I would say: "He said it was kind of lame."
They would say: "He commented that it was kind of lame."
It's to agitate you. "Said" and "told" are very blah words. We use them all the time and we see them in books like there's no tomorrow. (Especially books at a third grade reading level where those are the only two ways to convey that the characters said something.) But "commented" is different. Comment is less natural than saying. Comment implies effort and even thought. So, when the result is something hurtful a la ("He commented that she was fat.") It implies that "he" -- whoever he was -- put a lot of thought into that insult. More thought than if he just randomly "said" it. And the dramatic purposely inflates that notion by relaying the message in the way they do.
The difference between saying "said" and saying "commented"
When you say "he said", you're just telling someone what somebody said. It's the intentions that are behind why you're telling people that all that determine whether or not it's gossipy or something else stupid. But when you said "he commented", "commented" becomes the codeword to let people know that you ARE gossiping, you think this is some juicy shit, and you want everyone to know about it.

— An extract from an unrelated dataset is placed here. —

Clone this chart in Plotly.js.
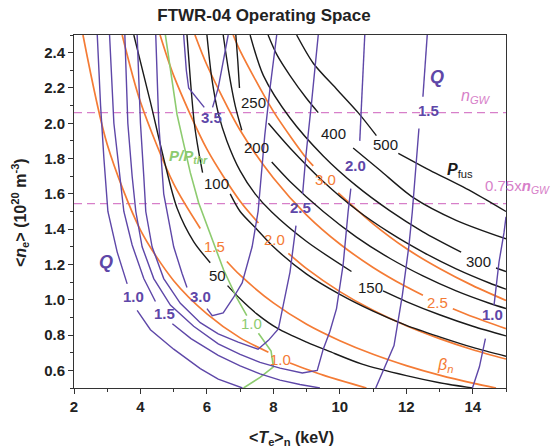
<!DOCTYPE html>
<html>
<head>
<meta charset="utf-8">
<script src="https://cdn.plot.ly/plotly-3.0.1.min.js"></script>
<style>html,body{margin:0;padding:0;background:#fff;}#chart{width:551px;height:448px;}</style>
</head>
<body>
<div id="chart"></div>
<script>
// ---------- data (T in keV, n in 1e20 m^-3) ----------
// Fusion power contours (MW)
const p50T  = [3.8,4.3,4.7,5.1,5.6,6.1,null,6.62,7.0,7.5,8.14,9.0,9.65,10.67,12.0,13.0,14.0];
const p50n  = [2.5,2.12,1.8,1.52,1.33,1.21,null,1.08,1.005,0.92,0.836,0.76,0.71,0.635,0.57,0.53,0.5];
const p100T = [5.4,5.5,5.62,5.75,5.87,null,6.7,7.0,7.5,8.0,9.0,10.0,11.0,12.0,13.0,14.0,15.0];
const p100n = [2.5,2.25,2.0,1.84,1.72,null,1.6,1.5,1.4,1.3,1.145,1.03,0.935,0.855,0.79,0.73,0.68];
const p150T = [6.0,6.15,6.35,6.6,7.0,7.45,7.95,9.0,10.35,null,11.3,12.0,13.0,14.0,15.0];
const p150n = [2.5,2.25,2.05,1.9,1.73,1.6,1.497,1.33,1.16,null,1.05,0.99,0.915,0.85,0.795];
const p200T = [6.49,6.65,6.85,7.05,null,7.95,8.5,9.5,10.5,11.5,12.5,13.5,14.5,15.0];
const p200n = [2.5,2.3,2.1,1.96,null,1.78,1.67,1.5,1.355,1.235,1.135,1.05,0.98,0.95];
const p250T = [6.87,6.93,6.98,null,7.85,8.5,9.5,10.5,11.5,12.5,13.5,14.5,15.0];
const p250n = [2.5,2.35,2.2,null,2.0,1.86,1.67,1.51,1.38,1.27,1.175,1.095,1.06];
const p300T = [7.3,7.7,8.5,9.5,10.5,11.5,12.5,13.65,null,14.7,15.0];
const p300n = [2.5,2.27,2.03,1.815,1.645,1.505,1.385,1.27,null,1.18,1.16];
const p400T = [7.84,8.1,8.5,9.0,9.35,null,10.4,11.2,12.2,13.5,15.0];
const p400n = [2.5,2.39,2.27,2.14,2.06,null,1.86,1.735,1.58,1.45,1.345];
const p500T = [8.7,9.2,9.92,10.55,11.1,null,11.76,12.7,14.0,15.0];
const p500n = [2.5,2.34,2.19,2.06,1.93,null,1.83,1.735,1.61,1.5];

// Normalized beta contours
const b10T = [2.27,3,4,5,6,7,7.85,null,8.5,9.5,10.8];
const b10n = [2.5,1.88,1.395,1.108,0.92,0.784,0.703,null,0.642,0.573,0.5];
const b15T = [3.45,4,5,5.8,null,6.6,7,8,9,10,11,12,13,14,14.7];
const b15n = [2.5,2.12,1.656,1.404,null,1.217,1.139,0.982,0.861,0.768,0.691,0.627,0.573,0.5275,0.5];
const b20T = [4.59,5,6,7,7.55,null,8.45,9,10,11,12,13,14,15];
const b20n = [2.5,2.27,1.853,1.558,1.435,null,1.263,1.176,1.046,0.94,0.853,0.78,0.717,0.664];
const b25T = [5.64,6,7,8,9,10,11,12,12.5,null,13.4,14,15];
const b25n = [2.5,2.33,1.96,1.69,1.48,1.316,1.183,1.073,1.025,null,0.949,0.9035,0.836];
const b30T = [6.79,7,8,9,9.2,null,9.95,11,12,13,14,15];
const b30n = [2.5,2.41,2.067,1.80,1.758,null,1.605,1.43,1.29,1.177,1.08,0.996];

// P/P_thr = 1 contour
const gT = [4.75,4.95,5.1,5.28,5.5,5.75,6.1,6.5,6.9,7.2,null,7.55,7.93,8.0,7.6,7.1];
const gn = [2.5,2.25,2.05,1.9,1.72,1.55,1.37,1.17,1.01,0.91,null,0.81,0.71,0.62,0.56,0.5];

// Q contours
const q10aT = [2.7,2.8,2.9,3.02,3.3,3.6,null,3.9,4.3,5.0,5.8,6.34,7.07];
const q10an = [2.5,2.1,1.8,1.5,1.27,1.09,null,0.94,0.83,0.72,0.61,0.55,0.5];
const q10bT = [13.99,14.2,14.38,null,14.64,14.79,14.94,15.0];
const q10bn = [0.5,0.62,0.78,null,0.97,1.214,1.38,1.47];
const q15aT = [3.07,3.2,3.35,3.5,3.75,4.1,4.45,null,4.96,5.52,6.34,7.0,7.6,8.2,8.8,9.4];
const q15an = [2.5,2.0,1.75,1.5,1.31,1.12,0.99,null,0.864,0.78,0.685,0.625,0.58,0.545,0.52,0.5];
const q15bT = [11.08,11.35,11.63,11.88,12.08,12.18,12.28,12.38,null,12.5,12.63];
const q15bn = [0.5,0.62,0.74,1.025,1.308,1.497,1.745,1.97,null,2.15,2.5];
const q20T = [3.53,3.62,3.75,3.86,4.05,4.4,4.9,5.6,6.34,7.0,7.6,8.2,8.87,9.32,9.5,9.7,9.9,10.1,10.25,10.33,null,10.6,10.68,10.75];
const q20n = [2.5,2.0,1.7,1.5,1.3,1.12,0.97,0.85,0.75,0.69,0.645,0.613,0.585,0.6,0.72,0.82,0.95,1.2,1.5,1.63,null,1.9,2.2,2.5];
const q25T = [3.9,4.0,4.1,4.16,4.35,4.7,5.2,5.8,6.34,6.94,7.54,7.85,8.15,8.5,8.68,null,8.88,8.97,9.15,9.35];
const q25n = [2.5,2.0,1.7,1.5,1.3,1.12,0.98,0.87,0.807,0.76,0.72,0.77,0.834,1.157,1.42,null,1.6,1.8,2.12,2.5];
const q30T = [4.46,4.55,4.7,4.8,5.0,5.25,5.4,null,6.0,6.16,6.49,6.79,7.06,7.36,7.54,7.74,7.9,8.1];
const q30n = [2.5,2.0,1.6,1.5,1.3,1.15,1.07,null,0.95,0.91,0.925,1.01,1.095,1.3,1.5,1.93,2.2,2.5];
const q35T = [5.3,5.38,5.45,5.92,null,6.17,6.34,6.64];
const q35n = [2.5,2.3,2.2,2.09,null,2.09,2.2,2.5];

// Greenwald density limits
const nGW = 2.06;
const limT = [2, 15];
const ngwLine = [nGW, nGW];
const n75Line = [0.75 * nGW, 0.75 * nGW];

// Tick labels
const xTicks = [2,4,6,8,10,12,14];
const yTicks = [0.6,0.8,1.0,1.2,1.4,1.6,1.8,2.0,2.2,2.4];

// ---------- styling ----------
const FONT = 'Liberation Sans, Arial, Helvetica, sans-serif';
const BLACK = '#1a1a1a', ORANGE = '#F47B35', PURPLE = '#5E47A8', GREEN = '#8DCB6F', PINK = '#D77FC9';

function ln(T, n, color, width, shape, dash) {
  return {x: T, y: n, type: 'scatter', mode: 'lines', connectgaps: false, hoverinfo: 'skip',
    showlegend: false, line: {color: color, width: width, shape: shape || 'spline', smoothing: 0.8, dash: dash || 'solid'}};
}

const traces = [
  ln(limT, ngwLine, PINK, 1.3, 'linear', '8px,5px'),
  ln(limT, n75Line, PINK, 1.3, 'linear', '8px,5px'),
  ln(b10T, b10n, ORANGE, 1.7), ln(b15T, b15n, ORANGE, 1.7), ln(b20T, b20n, ORANGE, 1.7),
  ln(b25T, b25n, ORANGE, 1.7), ln(b30T, b30n, ORANGE, 1.7),
  ln(p50T, p50n, BLACK, 1.4), ln(p100T, p100n, BLACK, 1.4), ln(p150T, p150n, BLACK, 1.4),
  ln(p200T, p200n, BLACK, 1.4), ln(p250T, p250n, BLACK, 1.4), ln(p300T, p300n, BLACK, 1.4),
  ln(p400T, p400n, BLACK, 1.4), ln(p500T, p500n, BLACK, 1.4),
  ln(gT, gn, GREEN, 1.6, 'linear'),
  ln(q10aT, q10an, PURPLE, 1.4, 'linear'), ln(q10bT, q10bn, PURPLE, 1.4, 'linear'),
  ln(q15aT, q15an, PURPLE, 1.4, 'linear'), ln(q15bT, q15bn, PURPLE, 1.4, 'linear'),
  ln(q20T, q20n, PURPLE, 1.4, 'linear'), ln(q25T, q25n, PURPLE, 1.4, 'linear'),
  ln(q30T, q30n, PURPLE, 1.4, 'linear'), ln(q35T, q35n, PURPLE, 1.4, 'linear')
];

function lab(x, y, text, color, size, opts) {
  return Object.assign({x: x, y: y, xref: 'x', yref: 'y', text: text, showarrow: false,
    font: {family: FONT, size: size, color: color}, xanchor: 'center', yanchor: 'middle'}, opts || {});
}

const annotations = [
  // Pfus labels
  lab(7.39, 2.12, '250', BLACK, 15), lab(7.48, 1.865, '200', BLACK, 15),
  lab(6.28, 1.66, '100', BLACK, 15), lab(6.32, 1.14, '50', BLACK, 15),
  lab(9.8, 1.94, '400', BLACK, 15), lab(11.37, 1.877, '500', BLACK, 15),
  lab(10.92, 1.072, '150', BLACK, 15), lab(14.17, 1.214, '300', BLACK, 15),
  lab(13.63, 1.735, '<b><i>P</i></b><sub>fus</sub>', BLACK, 16),
  // beta labels
  lab(8.2, 0.664, '1.0', ORANGE, 15), lab(6.22, 1.3, '1.5', ORANGE, 15),
  lab(8.02, 1.344, '2.0', ORANGE, 15), lab(12.93, 0.987, '2.5', ORANGE, 15),
  lab(9.56, 1.68, '3.0', ORANGE, 15),
  lab(13.17, 0.63, '<i>β<sub>n</sub></i>', ORANGE, 16),
  // Q labels
  lab(3.78, 1.016, '<b>1.0</b>', PURPLE, 15), lab(4.71, 0.92, '<b>1.5</b>', PURPLE, 15),
  lab(5.8, 1.016, '<b>3.0</b>', PURPLE, 15), lab(6.13, 2.03, '<b>3.5</b>', PURPLE, 15),
  lab(8.81, 1.525, '<b>2.5</b>', PURPLE, 15), lab(10.46, 1.76, '<b>2.0</b>', PURPLE, 15),
  lab(12.66, 2.075, '<b>1.5</b>', PURPLE, 15), lab(14.59, 0.914, '<b>1.0</b>', PURPLE, 15),
  lab(2.96, 1.214, '<b><i>Q</i></b>', PURPLE, 18), lab(12.93, 2.26, '<b><i>Q</i></b>', PURPLE, 18),
  // P/Pthr labels
  lab(5.46, 1.81, '<b><i>P/P<sub>thr</sub></i></b>', GREEN, 15),
  lab(7.33, 0.863, '1.0', GREEN, 15),
  // density limit labels
  lab(14.1, 2.15, '<i>n<sub>GW</sub></i>', PINK, 16),
  lab(14.32, 1.639, '0.75x<b><i>n</i></b><sub><i>GW</i></sub>', PINK, 15, {xanchor: 'left'}),
  // axis titles
  {xref: 'paper', yref: 'paper', x: (291 - 74) / 432, y: -(438 - 388) / 353, showarrow: false,
    text: '<b>&lt;<i>T</i><sub>e</sub>&gt;<sub>n</sub> (keV)</b>', font: {family: FONT, size: 16, color: '#222'},
    xanchor: 'center', yanchor: 'middle'},
  {xref: 'paper', yref: 'paper', x: (20 - 74) / 432, y: (388 - 213) / 353, showarrow: false, textangle: -90,
    text: '<b>&lt;<i>n</i><sub>e</sub>&gt; (10<sup>20</sup> m<sup>-3</sup>)</b>', font: {family: FONT, size: 16, color: '#222'},
    xanchor: 'center', yanchor: 'middle'}
];

const axisCommon = {
  showgrid: false, zeroline: false, showline: true, linecolor: '#333', linewidth: 1, mirror: true,
  ticks: 'outside', ticklen: 5, tickwidth: 1, tickcolor: '#333',
  tickfont: {family: FONT, size: 15, color: '#222', weight: 'bold'}
};

const layout = {
  width: 551, height: 448,
  margin: {l: 74, r: 45, t: 35, b: 60},
  paper_bgcolor: '#fff', plot_bgcolor: '#fff', showlegend: false,
  title: {text: '<b>FTWR-04 Operating Space</b>', x: 264 / 551, xref: 'container', xanchor: 'center',
    y: 1 - 15 / 448, yref: 'container', yanchor: 'middle', font: {family: FONT, size: 17, color: '#222'}},
  xaxis: Object.assign({}, axisCommon, {range: [2, 15], tickmode: 'array', tickvals: xTicks,
    ticktext: xTicks.map(String),
    minor: {dtick: 1, tick0: 2, ticks: 'outside', ticklen: 3, tickcolor: '#333', showgrid: false}}),
  yaxis: Object.assign({}, axisCommon, {range: [0.5, 2.5], tickmode: 'array', tickvals: yTicks,
    ticktext: yTicks.map(v => v.toFixed(1)),
    minor: {dtick: 0.1, tick0: 0.5, ticks: 'outside', ticklen: 3, tickcolor: '#333', showgrid: false}}),
  annotations: annotations
};

Plotly.newPlot('chart', traces, layout, {displayModeBar: false, staticPlot: true});
</script>
</body>
</html>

To bring the message home, I give you two pics of Marie Antoinette:
This is "she commented". Notice the dress, how it's not so much a dress as a thing of architecture. Seriously. The designer had an egineering degree. And that's not draping on the dress -- it's drapery. "She commented" is elaborate, thought out, calculated and, most importantly: ridiculous and unnecessary.
This dress is "she said". Simple, effective, and to the point. You don't have to have a map to navigate the truth. There's no buttresses holding the damn thing up. It just is what it is. And that's all anything ever should be.
(And, for the record, in dear Maria Antonia's case, "she said' got her in enough trouble as it was -- and she didn't even say it!)
P.S. These paintings are both by the same artist, my favorite of the period (and Marie Antoinette's too!), Élisabeth Vigée-le Brun.